[Dataset section]

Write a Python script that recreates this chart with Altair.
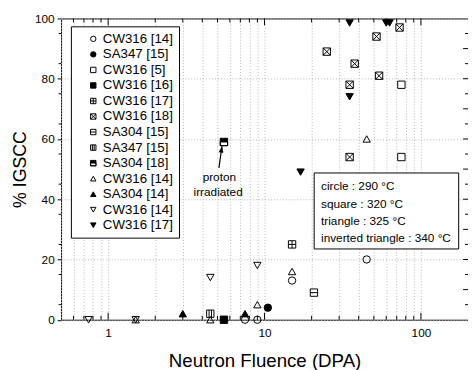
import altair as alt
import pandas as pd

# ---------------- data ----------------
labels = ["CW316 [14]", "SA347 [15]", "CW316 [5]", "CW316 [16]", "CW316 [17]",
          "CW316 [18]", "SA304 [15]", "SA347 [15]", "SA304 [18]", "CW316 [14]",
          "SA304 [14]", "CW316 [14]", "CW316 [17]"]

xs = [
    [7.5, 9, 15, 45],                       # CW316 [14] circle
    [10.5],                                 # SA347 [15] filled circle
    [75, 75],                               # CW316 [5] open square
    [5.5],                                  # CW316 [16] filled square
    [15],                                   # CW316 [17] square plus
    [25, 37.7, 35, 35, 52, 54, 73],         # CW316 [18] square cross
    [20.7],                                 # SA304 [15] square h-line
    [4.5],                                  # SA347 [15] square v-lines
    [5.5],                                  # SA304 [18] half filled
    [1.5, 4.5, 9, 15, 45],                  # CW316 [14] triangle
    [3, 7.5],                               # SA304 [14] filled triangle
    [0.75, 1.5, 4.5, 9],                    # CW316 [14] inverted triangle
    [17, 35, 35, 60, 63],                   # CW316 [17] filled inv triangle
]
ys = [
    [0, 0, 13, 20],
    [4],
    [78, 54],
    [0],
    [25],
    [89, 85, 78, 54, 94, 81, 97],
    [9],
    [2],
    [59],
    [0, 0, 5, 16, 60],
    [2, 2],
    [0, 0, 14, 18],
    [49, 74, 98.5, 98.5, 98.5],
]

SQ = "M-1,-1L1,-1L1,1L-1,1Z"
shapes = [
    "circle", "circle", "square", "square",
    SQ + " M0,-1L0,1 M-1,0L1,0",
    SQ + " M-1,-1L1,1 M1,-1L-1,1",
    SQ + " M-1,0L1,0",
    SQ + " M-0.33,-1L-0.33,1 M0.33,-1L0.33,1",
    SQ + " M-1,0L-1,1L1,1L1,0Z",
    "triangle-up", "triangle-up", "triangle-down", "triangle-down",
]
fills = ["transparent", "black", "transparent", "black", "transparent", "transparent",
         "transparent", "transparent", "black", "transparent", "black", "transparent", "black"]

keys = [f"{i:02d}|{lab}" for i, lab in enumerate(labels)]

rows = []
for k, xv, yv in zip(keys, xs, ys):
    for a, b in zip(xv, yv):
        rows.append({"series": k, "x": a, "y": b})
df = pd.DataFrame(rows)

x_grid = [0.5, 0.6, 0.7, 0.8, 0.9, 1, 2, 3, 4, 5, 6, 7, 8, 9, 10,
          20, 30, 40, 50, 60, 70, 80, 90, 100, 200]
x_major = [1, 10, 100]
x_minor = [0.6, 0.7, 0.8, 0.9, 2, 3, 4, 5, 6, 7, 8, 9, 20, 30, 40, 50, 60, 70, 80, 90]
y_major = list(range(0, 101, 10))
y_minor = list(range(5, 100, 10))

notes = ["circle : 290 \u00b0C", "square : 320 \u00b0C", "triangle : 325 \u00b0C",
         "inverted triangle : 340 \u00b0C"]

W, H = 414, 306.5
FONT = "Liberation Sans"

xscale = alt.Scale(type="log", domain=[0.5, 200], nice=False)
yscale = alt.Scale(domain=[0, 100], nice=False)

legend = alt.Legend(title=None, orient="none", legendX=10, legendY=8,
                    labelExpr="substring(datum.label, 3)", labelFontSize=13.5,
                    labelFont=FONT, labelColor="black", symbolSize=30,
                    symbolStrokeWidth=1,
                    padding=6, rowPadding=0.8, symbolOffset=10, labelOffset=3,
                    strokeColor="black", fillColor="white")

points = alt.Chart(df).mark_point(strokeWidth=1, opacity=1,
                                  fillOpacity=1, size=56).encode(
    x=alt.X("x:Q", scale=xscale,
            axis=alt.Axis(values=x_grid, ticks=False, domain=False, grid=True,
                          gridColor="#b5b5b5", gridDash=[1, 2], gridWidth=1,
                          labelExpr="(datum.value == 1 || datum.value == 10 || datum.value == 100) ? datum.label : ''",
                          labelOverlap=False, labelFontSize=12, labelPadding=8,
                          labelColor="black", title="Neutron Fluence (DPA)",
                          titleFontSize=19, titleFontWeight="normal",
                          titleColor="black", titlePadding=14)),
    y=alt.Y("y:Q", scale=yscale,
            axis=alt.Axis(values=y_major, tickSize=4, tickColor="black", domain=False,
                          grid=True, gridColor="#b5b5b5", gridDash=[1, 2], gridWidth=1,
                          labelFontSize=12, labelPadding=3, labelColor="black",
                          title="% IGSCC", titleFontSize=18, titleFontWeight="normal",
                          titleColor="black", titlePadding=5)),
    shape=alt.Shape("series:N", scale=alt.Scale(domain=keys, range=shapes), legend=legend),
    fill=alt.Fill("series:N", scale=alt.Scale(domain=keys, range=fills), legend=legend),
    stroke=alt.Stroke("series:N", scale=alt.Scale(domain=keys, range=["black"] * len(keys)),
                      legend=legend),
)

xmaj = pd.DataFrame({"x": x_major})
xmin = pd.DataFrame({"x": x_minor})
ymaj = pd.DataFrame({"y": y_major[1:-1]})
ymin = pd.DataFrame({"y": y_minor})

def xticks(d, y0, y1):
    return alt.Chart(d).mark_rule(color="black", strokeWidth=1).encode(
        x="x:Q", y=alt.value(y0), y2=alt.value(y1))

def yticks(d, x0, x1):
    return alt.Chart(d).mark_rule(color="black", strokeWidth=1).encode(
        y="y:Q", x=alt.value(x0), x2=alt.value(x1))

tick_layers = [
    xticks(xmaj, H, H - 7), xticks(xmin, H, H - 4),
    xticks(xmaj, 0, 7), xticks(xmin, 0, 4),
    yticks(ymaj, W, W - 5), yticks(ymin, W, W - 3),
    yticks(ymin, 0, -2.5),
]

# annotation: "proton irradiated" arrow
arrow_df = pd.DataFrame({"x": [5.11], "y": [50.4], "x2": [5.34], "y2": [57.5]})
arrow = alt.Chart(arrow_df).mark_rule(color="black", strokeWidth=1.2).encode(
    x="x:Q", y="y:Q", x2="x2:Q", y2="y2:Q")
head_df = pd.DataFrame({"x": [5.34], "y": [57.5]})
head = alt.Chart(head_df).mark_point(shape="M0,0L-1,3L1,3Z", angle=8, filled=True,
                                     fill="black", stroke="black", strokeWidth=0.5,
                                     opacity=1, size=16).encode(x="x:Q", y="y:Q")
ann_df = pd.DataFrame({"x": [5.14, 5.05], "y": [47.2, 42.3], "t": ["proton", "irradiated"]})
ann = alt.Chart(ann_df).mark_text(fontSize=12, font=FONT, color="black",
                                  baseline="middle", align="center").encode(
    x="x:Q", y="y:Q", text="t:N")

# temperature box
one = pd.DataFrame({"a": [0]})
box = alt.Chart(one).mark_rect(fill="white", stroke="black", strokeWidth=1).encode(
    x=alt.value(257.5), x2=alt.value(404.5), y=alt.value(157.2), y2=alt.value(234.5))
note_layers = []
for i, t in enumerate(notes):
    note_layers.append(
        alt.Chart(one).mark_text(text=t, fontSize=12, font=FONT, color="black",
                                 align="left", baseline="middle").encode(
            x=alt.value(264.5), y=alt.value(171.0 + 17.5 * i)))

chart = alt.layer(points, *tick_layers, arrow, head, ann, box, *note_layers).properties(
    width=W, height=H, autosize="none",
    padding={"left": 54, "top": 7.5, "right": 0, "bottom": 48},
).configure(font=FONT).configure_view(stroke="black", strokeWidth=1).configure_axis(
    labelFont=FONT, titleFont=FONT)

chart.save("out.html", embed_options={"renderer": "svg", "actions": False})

[Short problem]
Copy out the whole listing exactly, and don't carry over any pictures.

[Task result]
Write a Python script that recreates this chart with Altair.
import altair as alt
import pandas as pd

# ---------------- data ----------------
labels = ["CW316 [14]", "SA347 [15]", "CW316 [5]", "CW316 [16]", "CW316 [17]",
          "CW316 [18]", "SA304 [15]", "SA347 [15]", "SA304 [18]", "CW316 [14]",
          "SA304 [14]", "CW316 [14]", "CW316 [17]"]

xs = [
    [7.5, 9, 15, 45],                       # CW316 [14] circle
    [10.5],                                 # SA347 [15] filled circle
    [75, 75],                               # CW316 [5] open square
    [5.5],                                  # CW316 [16] filled square
    [15],                                   # CW316 [17] square plus
    [25, 37.7, 35, 35, 52, 54, 73],         # CW316 [18] square cross
    [20.7],                                 # SA304 [15] square h-line
    [4.5],                                  # SA347 [15] square v-lines
    [5.5],                                  # SA304 [18] half filled
    [1.5, 4.5, 9, 15, 45],                  # CW316 [14] triangle
    [3, 7.5],                               # SA304 [14] filled triangle
    [0.75, 1.5, 4.5, 9],                    # CW316 [14] inverted triangle
    [17, 35, 35, 60, 63],                   # CW316 [17] filled inv triangle
]
ys = [
    [0, 0, 13, 20],
    [4],
    [78, 54],
    [0],
    [25],
    [89, 85, 78, 54, 94, 81, 97],
    [9],
    [2],
    [59],
    [0, 0, 5, 16, 60],
    [2, 2],
    [0, 0, 14, 18],
    [49, 74, 98.5, 98.5, 98.5],
]

SQ = "M-1,-1L1,-1L1,1L-1,1Z"
shapes = [
    "circle", "circle", "square", "square",
    SQ + " M0,-1L0,1 M-1,0L1,0",
    SQ + " M-1,-1L1,1 M1,-1L-1,1",
    SQ + " M-1,0L1,0",
    SQ + " M-0.33,-1L-0.33,1 M0.33,-1L0.33,1",
    SQ + " M-1,0L-1,1L1,1L1,0Z",
    "triangle-up", "triangle-up", "triangle-down", "triangle-down",
]
fills = ["transparent", "black", "transparent", "black", "transparent", "transparent",
         "transparent", "transparent", "black", "transparent", "black", "transparent", "black"]

keys = [f"{i:02d}|{lab}" for i, lab in enumerate(labels)]

rows = []
for k, xv, yv in zip(keys, xs, ys):
    for a, b in zip(xv, yv):
        rows.append({"series": k, "x": a, "y": b})
df = pd.DataFrame(rows)

x_grid = [0.5, 0.6, 0.7, 0.8, 0.9, 1, 2, 3, 4, 5, 6, 7, 8, 9, 10,
          20, 30, 40, 50, 60, 70, 80, 90, 100, 200]
x_major = [1, 10, 100]
x_minor = [0.6, 0.7, 0.8, 0.9, 2, 3, 4, 5, 6, 7, 8, 9, 20, 30, 40, 50, 60, 70, 80, 90]
y_major = list(range(0, 101, 10))
y_minor = list(range(5, 100, 10))

notes = ["circle : 290 \u00b0C", "square : 320 \u00b0C", "triangle : 325 \u00b0C",
         "inverted triangle : 340 \u00b0C"]

W, H = 414, 306.5
FONT = "Liberation Sans"

xscale = alt.Scale(type="log", domain=[0.5, 200], nice=False)
yscale = alt.Scale(domain=[0, 100], nice=False)

legend = alt.Legend(title=None, orient="none", legendX=10, legendY=8,
                    labelExpr="substring(datum.label, 3)", labelFontSize=13.5,
                    labelFont=FONT, labelColor="black", symbolSize=30,
                    symbolStrokeWidth=1,
                    padding=6, rowPadding=0.8, symbolOffset=10, labelOffset=3,
                    strokeColor="black", fillColor="white")

points = alt.Chart(df).mark_point(strokeWidth=1, opacity=1,
                                  fillOpacity=1, size=56).encode(
    x=alt.X("x:Q", scale=xscale,
            axis=alt.Axis(values=x_grid, ticks=False, domain=False, grid=True,
                          gridColor="#b5b5b5", gridDash=[1, 2], gridWidth=1,
                          labelExpr="(datum.value == 1 || datum.value == 10 || datum.value == 100) ? datum.label : ''",
                          labelOverlap=False, labelFontSize=12, labelPadding=8,
                          labelColor="black", title="Neutron Fluence (DPA)",
                          titleFontSize=19, titleFontWeight="normal",
                          titleColor="black", titlePadding=14)),
    y=alt.Y("y:Q", scale=yscale,
            axis=alt.Axis(values=y_major, tickSize=4, tickColor="black", domain=False,
                          grid=True, gridColor="#b5b5b5", gridDash=[1, 2], gridWidth=1,
                          labelFontSize=12, labelPadding=3, labelColor="black",
                          title="% IGSCC", titleFontSize=18, titleFontWeight="normal",
                          titleColor="black", titlePadding=5)),
    shape=alt.Shape("series:N", scale=alt.Scale(domain=keys, range=shapes), legend=legend),
    fill=alt.Fill("series:N", scale=alt.Scale(domain=keys, range=fills), legend=legend),
    stroke=alt.Stroke("series:N", scale=alt.Scale(domain=keys, range=["black"] * len(keys)),
                      legend=legend),
)

xmaj = pd.DataFrame({"x": x_major})
xmin = pd.DataFrame({"x": x_minor})
ymaj = pd.DataFrame({"y": y_major[1:-1]})
ymin = pd.DataFrame({"y": y_minor})

def xticks(d, y0, y1):
    return alt.Chart(d).mark_rule(color="black", strokeWidth=1).encode(
        x="x:Q", y=alt.value(y0), y2=alt.value(y1))

def yticks(d, x0, x1):
    return alt.Chart(d).mark_rule(color="black", strokeWidth=1).encode(
        y="y:Q", x=alt.value(x0), x2=alt.value(x1))

tick_layers = [
    xticks(xmaj, H, H - 7), xticks(xmin, H, H - 4),
    xticks(xmaj, 0, 7), xticks(xmin, 0, 4),
    yticks(ymaj, W, W - 5), yticks(ymin, W, W - 3),
    yticks(ymin, 0, -2.5),
]

# annotation: "proton irradiated" arrow
arrow_df = pd.DataFrame({"x": [5.11], "y": [50.4], "x2": [5.34], "y2": [57.5]})
arrow = alt.Chart(arrow_df).mark_rule(color="black", strokeWidth=1.2).encode(
    x="x:Q", y="y:Q", x2="x2:Q", y2="y2:Q")
head_df = pd.DataFrame({"x": [5.34], "y": [57.5]})
head = alt.Chart(head_df).mark_point(shape="M0,0L-1,3L1,3Z", angle=8, filled=True,
                                     fill="black", stroke="black", strokeWidth=0.5,
                                     opacity=1, size=16).encode(x="x:Q", y="y:Q")
ann_df = pd.DataFrame({"x": [5.14, 5.05], "y": [47.2, 42.3], "t": ["proton", "irradiated"]})
ann = alt.Chart(ann_df).mark_text(fontSize=12, font=FONT, color="black",
                                  baseline="middle", align="center").encode(
    x="x:Q", y="y:Q", text="t:N")

# temperature box
one = pd.DataFrame({"a": [0]})
box = alt.Chart(one).mark_rect(fill="white", stroke="black", strokeWidth=1).encode(
    x=alt.value(257.5), x2=alt.value(404.5), y=alt.value(157.2), y2=alt.value(234.5))
note_layers = []
for i, t in enumerate(notes):
    note_layers.append(
        alt.Chart(one).mark_text(text=t, fontSize=12, font=FONT, color="black",
                                 align="left", baseline="middle").encode(
            x=alt.value(264.5), y=alt.value(171.0 + 17.5 * i)))

chart = alt.layer(points, *tick_layers, arrow, head, ann, box, *note_layers).properties(
    width=W, height=H, autosize="none",
    padding={"left": 54, "top": 7.5, "right": 0, "bottom": 48},
).configure(font=FONT).configure_view(stroke="black", strokeWidth=1).configure_axis(
    labelFont=FONT, titleFont=FONT)

chart.save("out.html", embed_options={"renderer": "svg", "actions": False})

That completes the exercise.